The story of jazz is sometimes told as a tour of mountaintops, the peak-achievement albums that changed the thinking of everyone else on the scene.

This “great works” approach to the music’s history gives glory to the hallowed texts. But it overlooks the vital “mulch” of improvised music – the days spent practicing and composing, the ordinary nights in half-full clubs testing out material with various combinations of musicians. Those workshopping opportunities are necessary for evolution: None of the music’s legendary disruptors traveled express from peak to peak. Everyone instead went door to door, playing in clubs and touring. Refining ideas. Testing things out. Stretching. And sometimes failing.

This recently unearthed live document – which was professionally recorded and intended for release, but wound up sitting in a vault for 58 years – helps shed light on the ways Stan Getz, the artistically restless tenor saxophonist, managed and cultivated his muse.

Like many of the music’s trailblazers, Getz operated on parallel tracks, balancing creative lunges against career considerations.
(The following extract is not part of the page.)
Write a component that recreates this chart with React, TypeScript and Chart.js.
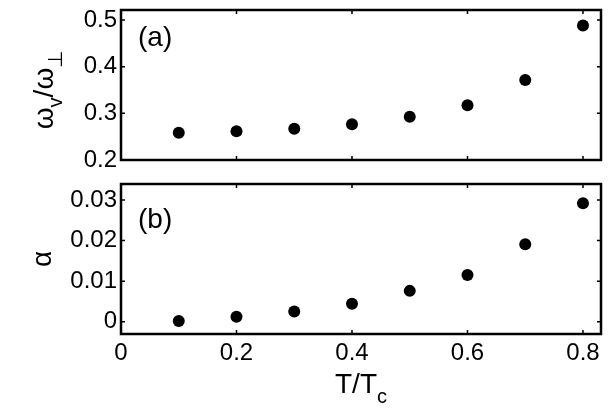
import React, { useEffect, useRef } from "react";
import { Chart, registerables } from "chart.js";

Chart.register(...registerables);

const tValues = [0.1, 0.2, 0.3, 0.4, 0.5, 0.6, 0.7, 0.8];
const omegaRatio = [0.2585, 0.2614, 0.267, 0.2764, 0.2925, 0.3175, 0.3715, 0.488];
const alphaValues = [0.0002, 0.0012, 0.0025, 0.0044, 0.0076, 0.0115, 0.0191, 0.0292];
const xTicks = [0, 0.2, 0.4, 0.6, 0.8];
const omegaTicks = [0.2, 0.3, 0.4, 0.5];
const alphaTicks = [0, 0.01, 0.02, 0.03];

const FAMILY = "'Liberation Sans', Arial, Helvetica, sans-serif";

type Part = { t: string; size: number; dy: number };

function drawRich(
  ctx: CanvasRenderingContext2D,
  parts: Part[],
  cx: number,
  cy: number,
  rotate: boolean
) {
  ctx.save();
  let total = 0;
  const widths = parts.map((p) => {
    ctx.font = `${p.size}px ${FAMILY}`;
    const w = ctx.measureText(p.t).width;
    total += w;
    return w;
  });
  ctx.translate(cx, cy);
  if (rotate) ctx.rotate(-Math.PI / 2);
  ctx.fillStyle = "#000";
  ctx.textBaseline = "alphabetic";
  ctx.textAlign = "left";
  let x = -total / 2;
  parts.forEach((p, i) => {
    ctx.font = `${p.size}px ${FAMILY}`;
    ctx.fillText(p.t, x, p.dy);
    x += widths[i];
  });
  ctx.restore();
}

function framePlugin(opts: {
  label: string;
  labelY: number;
  yTitle: Part[];
  yTitleX: number;
  yTitleY: number;
  xTitle?: Part[];
  xTitleX?: number;
  xTitleY?: number;
}) {
  return {
    id: "frame",
    afterDraw(chart: any) {
      const ctx: CanvasRenderingContext2D = chart.ctx;
      const { left, right, top, bottom } = chart.chartArea;
      const xs = chart.scales.x;
      const ys = chart.scales.y;
      ctx.save();
      ctx.strokeStyle = "#000";
      ctx.lineWidth = 1.5;
      const tl = 4;
      ctx.beginPath();
      xs.ticks.forEach((t: any) => {
        const px = xs.getPixelForValue(t.value);
        ctx.moveTo(px, bottom);
        ctx.lineTo(px, bottom - tl);
        ctx.moveTo(px, top);
        ctx.lineTo(px, top + tl);
      });
      ys.ticks.forEach((t: any) => {
        const py = ys.getPixelForValue(t.value);
        ctx.moveTo(left, py);
        ctx.lineTo(left + tl, py);
        ctx.moveTo(right, py);
        ctx.lineTo(right - tl, py);
      });
      ctx.stroke();
      ctx.lineWidth = 2.5;
      ctx.strokeRect(left, top, right - left, bottom - top);
      ctx.fillStyle = "#000";
      ctx.font = `28px ${FAMILY}`;
      ctx.textBaseline = "middle";
      ctx.textAlign = "left";
      ctx.fillText(opts.label, 138, opts.labelY);
      ctx.restore();
      drawRich(ctx, opts.yTitle, opts.yTitleX, opts.yTitleY, true);
      if (opts.xTitle) {
        drawRich(ctx, opts.xTitle, opts.xTitleX as number, opts.xTitleY as number, false);
      }
    },
  };
}

function makeChart(
  canvas: HTMLCanvasElement,
  yValues: number[],
  yMin: number,
  yMax: number,
  yTickVals: number[],
  padTop: number,
  xAxisHeight: number,
  showX: boolean,
  plugin: any
) {
  const tickFont = { family: FAMILY, size: 24 };
  return new Chart(canvas, {
    type: "scatter",
    data: {
      datasets: [
        {
          data: tValues.map((x, i) => ({ x, y: yValues[i] })),
          backgroundColor: "#000",
          borderColor: "#000",
          borderWidth: 0,
          pointRadius: 6,
          pointHoverRadius: 6,
        },
      ],
    },
    options: {
      animation: false,
      responsive: false,
      devicePixelRatio: 1,
      events: [],
      layout: { padding: { top: padTop, right: 8, left: 0, bottom: 0 } },
      plugins: { legend: { display: false }, tooltip: { enabled: false } },
      scales: {
        x: {
          type: "linear",
          min: 0,
          max: 0.8312,
          afterBuildTicks: (s: any) => {
            s.ticks = xTicks.map((v) => ({ value: v }));
          },
          afterFit: (s: any) => {
            s.height = xAxisHeight;
            s.paddingLeft = 0;
            s.paddingRight = 0;
          },
          grid: { display: false, drawTicks: false },
          border: { display: false },
          ticks: {
            display: showX,
            font: tickFont,
            color: "#000",
            padding: 5,
            maxRotation: 0,
            autoSkip: false,
            callback: (v: any) => String(v),
          },
        },
        y: {
          type: "linear",
          min: yMin,
          max: yMax,
          afterBuildTicks: (s: any) => {
            s.ticks = yTickVals.map((v) => ({ value: v }));
          },
          afterFit: (s: any) => {
            s.width = 121;
            s.paddingTop = 0;
            s.paddingBottom = 0;
          },
          grid: { display: false, drawTicks: false },
          border: { display: false },
          ticks: {
            font: tickFont,
            color: "#000",
            padding: 4,
            autoSkip: false,
            callback: (v: any) => String(v),
          },
        },
      },
    },
    plugins: [plugin],
  } as any);
}

export default function App() {
  const topRef = useRef<HTMLCanvasElement>(null);
  const botRef = useRef<HTMLCanvasElement>(null);

  useEffect(() => {
    const top = makeChart(
      topRef.current as HTMLCanvasElement,
      omegaRatio,
      0.2,
      0.5214,
      omegaTicks,
      10,
      15,
      false,
      framePlugin({
        label: "(a)",
        labelY: 38,
        yTitle: [
          { t: "ω", size: 28, dy: 0 },
          { t: "v", size: 20, dy: 9 },
          { t: "/", size: 28, dy: 0 },
          { t: "ω", size: 28, dy: 0 },
          { t: "⊥", size: 20, dy: 9 },
        ],
        yTitleX: 53,
        yTitleY: 90,
      })
    );
    const bot = makeChart(
      botRef.current as HTMLCanvasElement,
      alphaValues,
      -0.00303,
      0.03394,
      alphaTicks,
      9,
      84,
      true,
      framePlugin({
        label: "(b)",
        labelY: 220 - 175,
        yTitle: [{ t: "α", size: 28, dy: 0 }],
        yTitleX: 51,
        yTitleY: 259 - 175,
        xTitle: [
          { t: "T/T", size: 28, dy: 0 },
          { t: "c", size: 20, dy: 10 },
        ],
        xTitleX: 361,
        xTitleY: 393 - 175,
      })
    );
    return () => {
      top.destroy();
      bot.destroy();
    };
  }, []);

  return (
    <div style={{ position: "absolute", left: 0, top: 0, width: 609, height: 418, background: "#fff" }}>
      <canvas
        ref={topRef}
        width={609}
        height={175}
        style={{ position: "absolute", left: 0, top: 0, display: "block" }}
      />
      <canvas
        ref={botRef}
        width={609}
        height={243}
        style={{ position: "absolute", left: 0, top: 175, display: "block" }}
      />
    </div>
  );
}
He’d show up at places like the Village Gate and do pretty much what his audience expected – rip through standards and jazz tunes that had been in his repertoire for more than a decade. But then, out of the public eye, he was immersed in an entirely different pursuit – chasing new sounds and approaches in the recording studio, concocting unconventional and still somewhat misunderstood projects.

This dynamic pretty much defines Getz in 1961 – a year of pivots and experiments that led to some of his most challenging works as well as some of his most commercially successful endeavors.

When Stan Getz appeared at the Village Gate in November 1961, it was months after his return to active performance in the U.S., and he apparently felt he still had stuff to prove. He’d spent three years living in Copenhagen, and during that time away his stature as a pre-eminent tenor saxophonist was challenged by the fast-rising John Coltrane. Some have suggested Getz returned to the US because he was nervous about slipping out of the top spots in jazz magazine polls.

At the Village Gate and on other recordings from around the same time, Getz sounds like he’s exploring new dimensions of his playing, and maybe even trying to make listeners forget the easygoing velvet-toned aura of his 1950s recordings. He’s more agitated – check out the odd bugle-call outbursts on the brisk Airegin – and a bit more of a show-off. At times he seems cartoonishly audacious, alternating between intricate bebop carving and boisterous big-band-style riffs that land with a lashing-out intensity.

Still, inevitably, there are ballads, a Getz specialty. These display his knack for uncovering the hidden slopes and shapes of a melody, and then transforming that theme through blithe, carefree, seemingly small musings. One highlight among several: The gorgeously pensive reading of Spring Can Really Hang You Up the Most on disc 2. It’s jazz ballad mastery.

The visceral spirit of the music on the Gate date contrasts powerfully with the music Getz was preparing in the studio. He returned from Europe with big plans, kick-starting a frenzy of recording while seeking out different kinds of records to make. First he convinced Verve to issue At Large, which he’d recorded with a small group while in Copenhagen.

Then he persuaded the label to help realize an ambitious project: A seven-part suite entitled Focus, written by arranger Eddie Sauter, blending tense classical orchestration with jazz improvisation. Getz followed that with another studio date, the blandly titled Recorded Fall ‘61. This features the rhythm section heard on Getz at the Gate – pianist Steve Kuhn, bassist Jon Neves, drummer Roy Haynes – playing clever and unfailingly pleasant charts by valve trombonist Bob Brookmeyer.

Then, not even a month after the Village Gate engagement, Getz teamed up with guitarist Charlie Byrd for an experiment they called Jazz Samba – the first of many forays into the Brazilian music that made Getz a crossover star when The Girl From Ipanema exploded in 1963.

It’s interesting to think about those recordings – and to be sure, Focus and Getz/Gilberto are both peak-achievement hall-of-fame works – while listening to Getz at the Gate.

There are no traces of the experiments Getz has been undertaking, or hints of the left turn he’s about to make. But there’s a pronounced restlessness in the tenor solos, the sound of one who is being compelled to push past convention.

There’s something else, too – the sense that this chorus-by-chorus effort on this one night is part of a larger ongoing thing, possibly a quest. You can tell the other musicians are swept along and inspired by it, magnetized by Getz’ presence. In the crisp and spirited renderings of It’s Alright With Me and It’s You Or No One it’s possible to hear Kuhn stretching the edges of the accompanying harmony that Getz expects. Then Getz reacts to that by stretching in a different way, and then Haynes – a timekeeping minimalist with a knack for unexpected drama – stirs that interaction up in a way that galvanizes all involved, and just pries the music wide open.

That is, of course, what people come to jazz for – the moment when what seemed ordinary at the start becomes a sparkling and majestic mountaintop in full sunshine. Stan Getz got there by pursuing sometimes weird, daunting, conceptual ideas. And as this set shows, he also got there on routine nights in clubs, wrestling with the familiar and lifting business-as-usual to unexpected, exceptional heights.